RECORDS FOR THE EXERCISE:
· · · · ·

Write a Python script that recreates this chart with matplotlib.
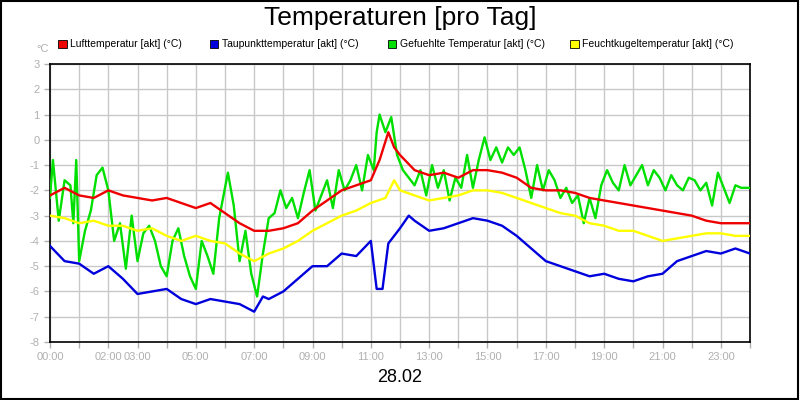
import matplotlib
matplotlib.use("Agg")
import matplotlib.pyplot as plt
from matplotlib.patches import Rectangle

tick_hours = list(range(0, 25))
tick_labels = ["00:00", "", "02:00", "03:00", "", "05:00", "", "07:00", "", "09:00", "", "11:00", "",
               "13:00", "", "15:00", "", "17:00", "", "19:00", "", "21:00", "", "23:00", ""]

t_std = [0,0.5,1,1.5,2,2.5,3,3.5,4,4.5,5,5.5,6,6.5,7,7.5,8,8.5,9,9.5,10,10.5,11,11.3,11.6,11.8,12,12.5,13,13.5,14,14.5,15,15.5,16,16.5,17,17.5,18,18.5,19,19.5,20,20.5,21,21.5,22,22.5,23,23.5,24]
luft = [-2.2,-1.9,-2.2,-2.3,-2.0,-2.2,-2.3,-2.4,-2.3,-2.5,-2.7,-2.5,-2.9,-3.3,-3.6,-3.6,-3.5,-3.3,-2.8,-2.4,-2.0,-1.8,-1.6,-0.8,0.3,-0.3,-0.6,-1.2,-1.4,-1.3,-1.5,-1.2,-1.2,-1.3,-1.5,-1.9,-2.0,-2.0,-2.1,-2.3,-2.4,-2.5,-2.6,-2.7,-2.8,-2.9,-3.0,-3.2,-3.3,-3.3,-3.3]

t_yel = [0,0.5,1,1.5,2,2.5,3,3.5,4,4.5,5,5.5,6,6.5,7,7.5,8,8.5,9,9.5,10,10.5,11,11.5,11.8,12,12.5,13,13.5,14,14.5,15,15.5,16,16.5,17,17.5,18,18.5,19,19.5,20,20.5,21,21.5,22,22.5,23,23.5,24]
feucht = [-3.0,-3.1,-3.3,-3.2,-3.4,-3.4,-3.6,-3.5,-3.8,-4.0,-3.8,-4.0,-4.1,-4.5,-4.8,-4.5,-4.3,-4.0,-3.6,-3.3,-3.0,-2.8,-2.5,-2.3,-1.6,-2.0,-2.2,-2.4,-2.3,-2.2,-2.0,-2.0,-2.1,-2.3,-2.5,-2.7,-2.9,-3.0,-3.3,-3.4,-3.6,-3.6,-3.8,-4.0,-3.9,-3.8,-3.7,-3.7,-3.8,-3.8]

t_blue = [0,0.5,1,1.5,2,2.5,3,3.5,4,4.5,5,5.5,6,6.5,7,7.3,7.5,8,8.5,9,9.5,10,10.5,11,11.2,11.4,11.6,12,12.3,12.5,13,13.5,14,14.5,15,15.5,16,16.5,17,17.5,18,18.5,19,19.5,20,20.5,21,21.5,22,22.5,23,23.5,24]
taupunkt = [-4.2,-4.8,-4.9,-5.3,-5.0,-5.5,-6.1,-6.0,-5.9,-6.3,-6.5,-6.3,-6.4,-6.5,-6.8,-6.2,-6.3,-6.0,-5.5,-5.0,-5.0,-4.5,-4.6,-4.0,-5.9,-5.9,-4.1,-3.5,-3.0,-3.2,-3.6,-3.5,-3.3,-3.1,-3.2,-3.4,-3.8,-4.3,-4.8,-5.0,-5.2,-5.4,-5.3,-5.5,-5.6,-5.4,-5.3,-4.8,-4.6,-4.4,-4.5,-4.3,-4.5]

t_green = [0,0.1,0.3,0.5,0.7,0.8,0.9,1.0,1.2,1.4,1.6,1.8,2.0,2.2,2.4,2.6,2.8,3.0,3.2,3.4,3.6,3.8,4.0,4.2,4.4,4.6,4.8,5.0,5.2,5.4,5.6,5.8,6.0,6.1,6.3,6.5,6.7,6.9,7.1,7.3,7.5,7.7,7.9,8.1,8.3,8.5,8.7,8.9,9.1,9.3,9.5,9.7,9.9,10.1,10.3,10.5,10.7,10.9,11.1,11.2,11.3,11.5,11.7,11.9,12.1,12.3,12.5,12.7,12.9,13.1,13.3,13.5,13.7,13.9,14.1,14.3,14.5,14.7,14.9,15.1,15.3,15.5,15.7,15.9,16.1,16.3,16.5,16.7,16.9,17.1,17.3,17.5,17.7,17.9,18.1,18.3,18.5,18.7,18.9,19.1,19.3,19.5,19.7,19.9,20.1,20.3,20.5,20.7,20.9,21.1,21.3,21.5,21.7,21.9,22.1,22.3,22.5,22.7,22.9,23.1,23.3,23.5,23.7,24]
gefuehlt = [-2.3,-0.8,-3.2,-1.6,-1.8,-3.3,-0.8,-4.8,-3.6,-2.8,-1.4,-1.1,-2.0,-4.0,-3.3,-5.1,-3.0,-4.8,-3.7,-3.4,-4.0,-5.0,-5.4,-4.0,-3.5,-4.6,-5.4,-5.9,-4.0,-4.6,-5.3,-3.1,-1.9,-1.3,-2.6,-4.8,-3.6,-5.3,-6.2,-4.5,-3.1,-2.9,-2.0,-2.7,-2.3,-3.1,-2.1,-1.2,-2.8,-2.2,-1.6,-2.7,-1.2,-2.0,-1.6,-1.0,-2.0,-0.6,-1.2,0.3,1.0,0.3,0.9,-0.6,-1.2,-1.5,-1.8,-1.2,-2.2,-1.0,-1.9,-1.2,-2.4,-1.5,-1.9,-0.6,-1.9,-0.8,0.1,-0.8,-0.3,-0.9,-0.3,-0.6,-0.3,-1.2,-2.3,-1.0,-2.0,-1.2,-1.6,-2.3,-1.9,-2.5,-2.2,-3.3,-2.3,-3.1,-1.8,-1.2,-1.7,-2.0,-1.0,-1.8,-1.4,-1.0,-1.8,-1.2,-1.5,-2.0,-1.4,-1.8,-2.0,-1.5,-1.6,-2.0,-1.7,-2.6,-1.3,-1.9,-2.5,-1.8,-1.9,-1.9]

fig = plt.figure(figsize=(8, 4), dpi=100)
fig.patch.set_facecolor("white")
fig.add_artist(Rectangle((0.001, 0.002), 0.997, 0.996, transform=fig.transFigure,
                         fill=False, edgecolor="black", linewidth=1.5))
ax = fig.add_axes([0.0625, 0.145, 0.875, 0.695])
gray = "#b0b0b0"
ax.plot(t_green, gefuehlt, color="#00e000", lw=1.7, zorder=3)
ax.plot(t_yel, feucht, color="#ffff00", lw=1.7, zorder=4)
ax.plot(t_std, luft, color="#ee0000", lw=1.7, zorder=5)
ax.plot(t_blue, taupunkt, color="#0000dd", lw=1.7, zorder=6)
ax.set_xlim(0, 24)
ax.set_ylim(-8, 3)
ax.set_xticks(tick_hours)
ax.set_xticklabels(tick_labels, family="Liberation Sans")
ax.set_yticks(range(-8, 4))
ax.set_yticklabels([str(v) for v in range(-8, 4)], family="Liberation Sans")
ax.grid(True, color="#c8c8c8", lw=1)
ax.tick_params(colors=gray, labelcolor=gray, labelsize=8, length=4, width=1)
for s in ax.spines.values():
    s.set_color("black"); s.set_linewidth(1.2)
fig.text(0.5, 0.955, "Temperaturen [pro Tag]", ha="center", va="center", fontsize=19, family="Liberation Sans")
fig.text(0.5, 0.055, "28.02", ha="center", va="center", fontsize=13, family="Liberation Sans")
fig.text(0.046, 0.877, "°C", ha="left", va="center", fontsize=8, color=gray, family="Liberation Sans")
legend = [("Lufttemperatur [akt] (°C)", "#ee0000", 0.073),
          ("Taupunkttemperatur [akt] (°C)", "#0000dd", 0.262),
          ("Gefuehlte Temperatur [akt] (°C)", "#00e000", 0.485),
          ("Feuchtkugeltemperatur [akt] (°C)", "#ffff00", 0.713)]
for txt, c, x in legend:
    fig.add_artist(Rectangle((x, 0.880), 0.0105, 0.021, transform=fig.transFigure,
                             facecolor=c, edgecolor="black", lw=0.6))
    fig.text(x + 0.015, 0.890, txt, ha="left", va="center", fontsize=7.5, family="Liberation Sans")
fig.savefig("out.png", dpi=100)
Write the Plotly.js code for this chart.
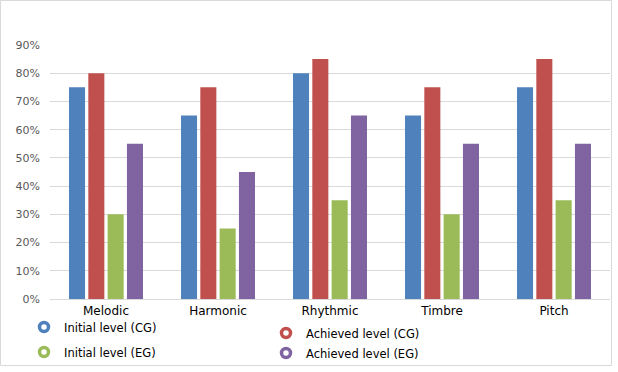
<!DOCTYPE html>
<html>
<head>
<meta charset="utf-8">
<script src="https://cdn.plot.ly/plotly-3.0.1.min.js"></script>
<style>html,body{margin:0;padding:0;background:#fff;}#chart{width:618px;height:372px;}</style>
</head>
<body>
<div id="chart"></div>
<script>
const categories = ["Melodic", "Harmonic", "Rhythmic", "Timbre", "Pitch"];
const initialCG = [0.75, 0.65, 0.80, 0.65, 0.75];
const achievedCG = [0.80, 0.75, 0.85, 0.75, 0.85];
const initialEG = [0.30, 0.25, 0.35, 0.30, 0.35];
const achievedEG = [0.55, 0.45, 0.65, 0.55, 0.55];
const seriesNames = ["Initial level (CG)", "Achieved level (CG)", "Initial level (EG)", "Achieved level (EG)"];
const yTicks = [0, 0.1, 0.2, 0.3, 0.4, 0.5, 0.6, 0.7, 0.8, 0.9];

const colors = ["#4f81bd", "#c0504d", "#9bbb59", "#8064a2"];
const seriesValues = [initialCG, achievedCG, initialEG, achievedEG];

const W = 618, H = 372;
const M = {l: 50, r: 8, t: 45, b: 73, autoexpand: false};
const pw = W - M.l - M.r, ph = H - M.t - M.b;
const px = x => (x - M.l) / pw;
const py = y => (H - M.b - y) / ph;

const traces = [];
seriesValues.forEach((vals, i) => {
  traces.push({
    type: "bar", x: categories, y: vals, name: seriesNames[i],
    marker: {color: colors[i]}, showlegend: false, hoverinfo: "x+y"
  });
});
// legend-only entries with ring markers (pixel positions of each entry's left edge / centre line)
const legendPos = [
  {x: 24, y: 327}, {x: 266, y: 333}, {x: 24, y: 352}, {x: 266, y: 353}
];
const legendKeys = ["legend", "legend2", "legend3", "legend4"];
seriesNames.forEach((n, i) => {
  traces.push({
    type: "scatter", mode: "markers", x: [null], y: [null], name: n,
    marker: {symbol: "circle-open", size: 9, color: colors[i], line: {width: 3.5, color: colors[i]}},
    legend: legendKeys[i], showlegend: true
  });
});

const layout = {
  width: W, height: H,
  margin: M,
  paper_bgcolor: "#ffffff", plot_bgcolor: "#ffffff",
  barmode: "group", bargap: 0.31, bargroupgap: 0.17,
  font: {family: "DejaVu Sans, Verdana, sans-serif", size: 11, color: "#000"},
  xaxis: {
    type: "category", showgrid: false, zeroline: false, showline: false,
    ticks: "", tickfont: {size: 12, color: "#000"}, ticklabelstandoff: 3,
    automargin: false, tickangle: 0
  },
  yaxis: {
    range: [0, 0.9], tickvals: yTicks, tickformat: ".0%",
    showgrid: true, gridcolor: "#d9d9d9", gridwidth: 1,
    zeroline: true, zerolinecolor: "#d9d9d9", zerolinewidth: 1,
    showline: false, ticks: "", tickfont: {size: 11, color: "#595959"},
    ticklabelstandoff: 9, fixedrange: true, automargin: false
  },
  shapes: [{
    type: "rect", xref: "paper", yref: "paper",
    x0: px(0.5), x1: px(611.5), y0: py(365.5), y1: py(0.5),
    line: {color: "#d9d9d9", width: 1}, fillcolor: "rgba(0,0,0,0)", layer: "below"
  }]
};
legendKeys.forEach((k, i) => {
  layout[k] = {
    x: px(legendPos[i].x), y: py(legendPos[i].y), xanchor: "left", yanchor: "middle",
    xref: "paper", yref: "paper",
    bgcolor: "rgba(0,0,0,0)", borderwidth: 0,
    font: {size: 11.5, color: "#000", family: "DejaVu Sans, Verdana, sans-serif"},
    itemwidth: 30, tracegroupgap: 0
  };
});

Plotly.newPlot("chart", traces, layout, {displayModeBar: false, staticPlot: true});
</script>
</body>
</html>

· · · · ·

SET EXERCISE:
Copy all lines above containing the string "chart".

TASK RESULT:
Write a Python script that recreates this chart with matplotlib.
Write the Plotly.js code for this chart.
<style>html,body{margin:0;padding:0;background:#fff;}#chart{width:618px;height:372px;}</style>
<div id="chart"></div>
Plotly.newPlot("chart", traces, layout, {displayModeBar: false, staticPlot: true});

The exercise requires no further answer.